The hearings led to the first federal requirements mandating bridge inspections at least every two years. Since 1988, federal standards have required submerged elements of all bridges with substructures in water must be inspected at regular intervals not exceeding five years. Guidance issued last May allows for underwater inspections every six years on lower-risk bridges when adhering to Federal Highway Administration-approved criteria.

“The Silver Bridge collapse was a national wake-up call and inspired a much more aggressive effort to inspect and maintain bridges across the country,” acting Federal Highway Administrator Brandye L. Hendrickson said in a statement emailed to The Associated Press. “In fact, this tragedy propelled the nation into a new era” of bridge safety. Federal data shows that while nearly one-fourth of the nation’s 611,000 bridges were either structurally deficient or functionally obsolete in 2015, that’s a drop from more than 30 percent in 2000.  Most structurally deficient bridges are in rural areas.

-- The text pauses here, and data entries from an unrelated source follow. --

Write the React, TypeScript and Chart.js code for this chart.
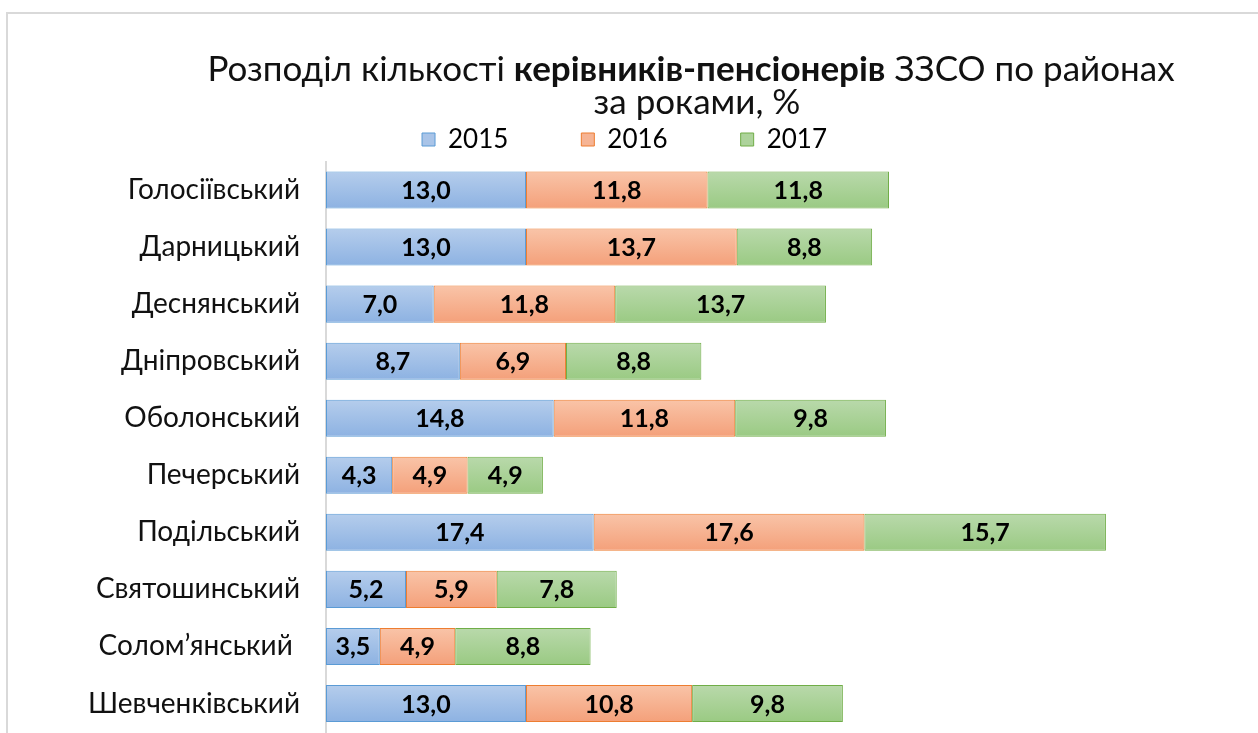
import React, { useEffect, useRef } from 'react';
import { Chart, registerables } from 'chart.js';
Chart.register(...registerables);

const categories = ['Голосіївський', 'Дарницький', 'Деснянський', 'Дніпровський', 'Оболонський', 'Печерський', 'Подільський', 'Святошинський', 'Солом’янський ', 'Шевченківський'];
const series2015 = [13.0, 13.0, 7.0, 8.7, 14.8, 4.3, 17.4, 5.2, 3.5, 13.0];
const series2016 = [11.8, 13.7, 11.8, 6.9, 11.8, 4.9, 17.6, 5.9, 4.9, 10.8];
const series2017 = [11.8, 8.8, 13.7, 8.8, 9.8, 4.9, 15.7, 7.8, 8.8, 9.8];
const seriesLabels = ['2015', '2016', '2017'];
const titleNormal1 = 'Розподіл кількості ';
const titleBold = 'керівників-пенсіонерів';
const titleNormal2 = ' ЗЗСО по районах';
const titleLine2 = 'за роками, %';

const FONT = 'Lato, "Open Sans", sans-serif';
const BAR_PCT = 0.65;

const styles = [
  { top: '#b5cdec', bottom: '#8db2e2', border: '#5b9bd5', legend: '#a9c4e8' },
  { top: '#f9c4a8', bottom: '#f4a07a', border: '#ed7d31', legend: '#f6b494' },
  { top: '#b9d9ab', bottom: '#9aca83', border: '#70ad47', legend: '#add39b' },
];

const makeFill = (top: string, bottom: string) => (ctx: any) => {
  const chart = ctx.chart;
  const area = chart.chartArea;
  if (ctx.type !== 'data' || !area || !chart.scales.y) return top;
  const c = chart.scales.y.getPixelForValue(ctx.dataIndex);
  const half = ((area.bottom - area.top) / categories.length) * BAR_PCT / 2;
  const g = chart.ctx.createLinearGradient(0, c - half, 0, c + half);
  g.addColorStop(0, top);
  g.addColorStop(1, bottom);
  return g;
};

const framePlugin = {
  id: 'frame',
  beforeDraw(chart: any) {
    const ctx = chart.ctx;
    ctx.save();
    ctx.strokeStyle = '#d9d9d9';
    ctx.lineWidth = 2;
    ctx.strokeRect(7, 13, 2000, 2000);
    ctx.restore();
  },
};

const titlePlugin = {
  id: 'mixedTitle',
  afterDraw(chart: any) {
    const ctx = chart.ctx;
    ctx.save();
    ctx.fillStyle = '#111';
    ctx.textBaseline = 'alphabetic';
    ctx.textAlign = 'left';
    const size = 35;
    const normal = `${size}px ${FONT}`;
    const bold = `bold ${size}px ${FONT}`;
    ctx.font = normal;
    const w1 = ctx.measureText(titleNormal1).width;
    const w3 = ctx.measureText(titleNormal2).width;
    ctx.font = bold;
    const w2 = ctx.measureText(titleBold).width;
    const cx = 691;
    let x = cx - (w1 + w2 + w3) / 2;
    const y1 = 81;
    ctx.font = normal;
    ctx.fillText(titleNormal1, x, y1);
    x += w1;
    ctx.font = bold;
    ctx.fillText(titleBold, x, y1);
    x += w2;
    ctx.font = normal;
    ctx.fillText(titleNormal2, x, y1);
    ctx.textAlign = 'center';
    ctx.fillText(titleLine2, 697, 114);
    ctx.restore();
  },
};

const valueLabelPlugin = {
  id: 'valueLabels',
  afterDatasetsDraw(chart: any) {
    const ctx = chart.ctx;
    ctx.save();
    ctx.font = `bold 25px ${FONT}`;
    ctx.fillStyle = '#000';
    ctx.textAlign = 'center';
    ctx.textBaseline = 'middle';
    chart.data.datasets.forEach((ds: any, di: number) => {
      const meta = chart.getDatasetMeta(di);
      meta.data.forEach((el: any, i: number) => {
        const v = ds.data[i];
        const txt = v.toFixed(1).replace('.', ',');
        ctx.fillText(txt, (el.x + el.base) / 2, el.y + 1);
      });
    });
    ctx.restore();
  },
};

export default function App() {
  const ref = useRef<HTMLCanvasElement | null>(null);
  useEffect(() => {
    if (!ref.current) return;
    const seriesData = [series2015, series2016, series2017];
    const chart = new Chart(ref.current, {
      type: 'bar',
      data: {
        labels: categories,
        datasets: seriesData.map((d, i) => ({
          label: seriesLabels[i],
          data: d,
          backgroundColor: makeFill(styles[i].top, styles[i].bottom),
          borderColor: styles[i].border,
          borderWidth: 1,
          borderSkipped: false,
          barPercentage: BAR_PCT,
          categoryPercentage: 1,
        })),
      },
      options: {
        indexAxis: 'y',
        animation: false,
        responsive: false,
        maintainAspectRatio: false,
        layout: { padding: { top: 53.5, right: 9, bottom: 1, left: 0 } },
        plugins: {
          title: { display: false },
          tooltip: { enabled: false },
          legend: {
            display: true,
            position: 'top',
            maxHeight: 108,
            labels: {
              font: { family: FONT, size: 26 },
              color: '#111',
              boxWidth: 13,
              boxHeight: 13,
              padding: 73,
              generateLabels: () =>
                seriesLabels.map((l, i) => ({
                  text: l,
                  fillStyle: styles[i].legend,
                  strokeStyle: styles[i].border,
                  lineWidth: 1,
                  datasetIndex: i,
                  hidden: false,
                })),
            },
          },
        },
        scales: {
          x: { stacked: true, display: false, min: 0, max: 60 },
          y: {
            stacked: true,
            grid: { display: false },
            border: { display: true, color: '#d9d9d9', width: 2 },
            ticks: {
              font: { family: FONT, size: 28 },
              color: '#111',
              padding: 18,
            },
            afterFit: (s: any) => {
              s.width = 326;
              s.paddingTop = 0;
              s.paddingBottom = 0;
            },
          },
        },
      },
      plugins: [framePlugin, titlePlugin, valueLabelPlugin],
    } as any);
    return () => chart.destroy();
  }, []);
  return (
    <div style={{ position: 'absolute', left: 0, top: 0, width: 1258, height: 733, overflow: 'hidden', background: '#fff' }}>
      <canvas ref={ref} width={1258} height={733} />
    </div>
  );
}
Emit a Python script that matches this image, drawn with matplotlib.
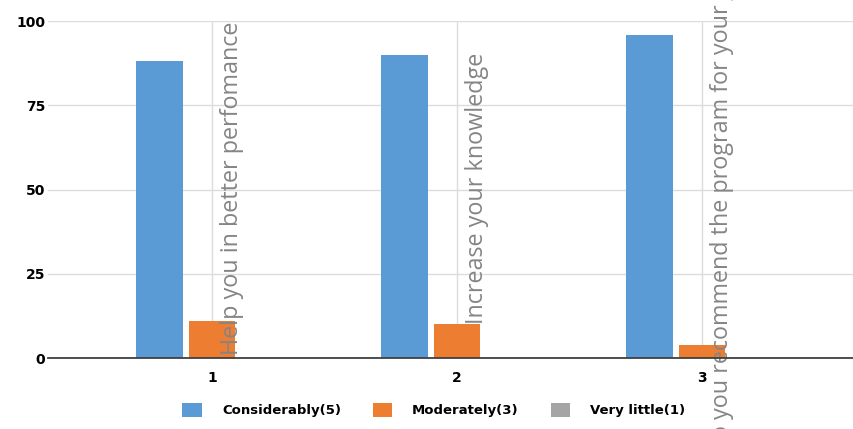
import numpy as np
import matplotlib.pyplot as plt

# survey data (percent)
cats = ['1', '2', '3']
considerably = [88, 90, 96]
moderately = [11, 10, 4]
very_little = [0, 0, 0]
questions = ['Help you in better perfomance',
             'Increase your knowledge',
             'Do you recommend the program for your job']
q_base = [1, 10, 44]   # where each rotated label sits

series = [considerably, moderately, very_little]
names = ['Considerably(5)', 'Moderately(3)', 'Very little(1)']
colors = ['#5B9BD5', '#ED7D31', '#A5A5A5']

fig = plt.figure(figsize=(8.54, 4.29), dpi=100)
ax = fig.add_axes([0.0562, 0.1655, 0.9438, 0.7855])

x = np.arange(len(cats))
w = 0.19
step = 0.214
for k in range(3):
    ax.bar(x + (k - 1) * step, series[k], width=w, color=colors[k],
           label=names[k], zorder=3)

# rotated question labels (the third one runs off the figure, as in the source)
for i, q in enumerate(questions):
    va = 'center' if i == 2 else 'bottom'
    ax.text(x[i] + 0.083, q_base[i], q, rotation=90, ha='center', va=va,
            fontsize=16.8, color='#858585', family='Open Sans', zorder=4,
            clip_on=False)

ax.set_xlim(-0.669, 2.62)
ax.set_ylim(0, 100)
ax.set_yticks([0, 25, 50, 75, 100])
ax.set_xticks(x)
ax.set_xticklabels(cats)
ax.grid(axis='both', color='#dcdcdc', lw=1, zorder=0)
for s in ['top', 'right', 'left']:
    ax.spines[s].set_visible(False)
ax.spines['bottom'].set_color('#404040')
ax.spines['bottom'].set_linewidth(1.3)
ax.spines['bottom'].set_zorder(5)
ax.tick_params(length=0, labelsize=10, pad=9)
ax.tick_params(axis='y', pad=2)
for t in ax.get_xticklabels() + ax.get_yticklabels():
    t.set_fontweight('bold')

leg = fig.legend(loc='lower center', bbox_to_anchor=(0.508, 0.0), ncol=3,
                 frameon=False, handlelength=1.5, handleheight=1.3,
                 handletextpad=1.5, columnspacing=2.4,
                 prop={'size': 9.5, 'weight': 'bold'})

plt.savefig('out.png', dpi=100)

President Donald Trump has said he’s working to streamline the permit process to get major infrastructure projects like roadways and bridges finished faster. A $1 trillion overhaul of the nation’s roads and bridges is a key item on his domestic agenda — but one that’s gained little traction.

Interstate highway construction accelerated during the 1950s and early 1960s. Now, bridges along major highways “are coming to the point where they’re going to need significant rehabilitation, or in some cases, replacement,” said Rocky Moretti, director of policy and research for Washington, D.C.-based nonprofit transportation research group TRIP.

Federal data shows there are about 73,000 bridges nationwide at least 75 years old, including 12,241 past the century mark. According to the U.S. General Accounting Office, bridges are typically constructed with a design life of 50 years, and those built from 1957 to 1976 show the greatest need for maintenance, reconditioning or replacement.

In about a dozen states, including West Virginia, 30 percent or more of their bridges are either structurally deficient or functionally obsolete. In October, state voters passed a $1.6 billion bond referendum for road and bridge repairs and construction.

Needham returned to work in 1968 and continued his North Carolina-to-Ohio route for the next eight years, carrying him over the Silver Memorial Bridge, built in 1969 a few hundred yards downstream from the old bridge.

The new bridge “was built as strong as the Rock of Gibraltar,” Needham said.

Officials plan to mark Friday’s anniversary of the Silver Bridge collapse with a ceremony. Needham said he once had a closet full of newspapers with stories about the collapse. But no longer.

“I just threw them all away,” he said. “I wanted to wipe myself away from it.”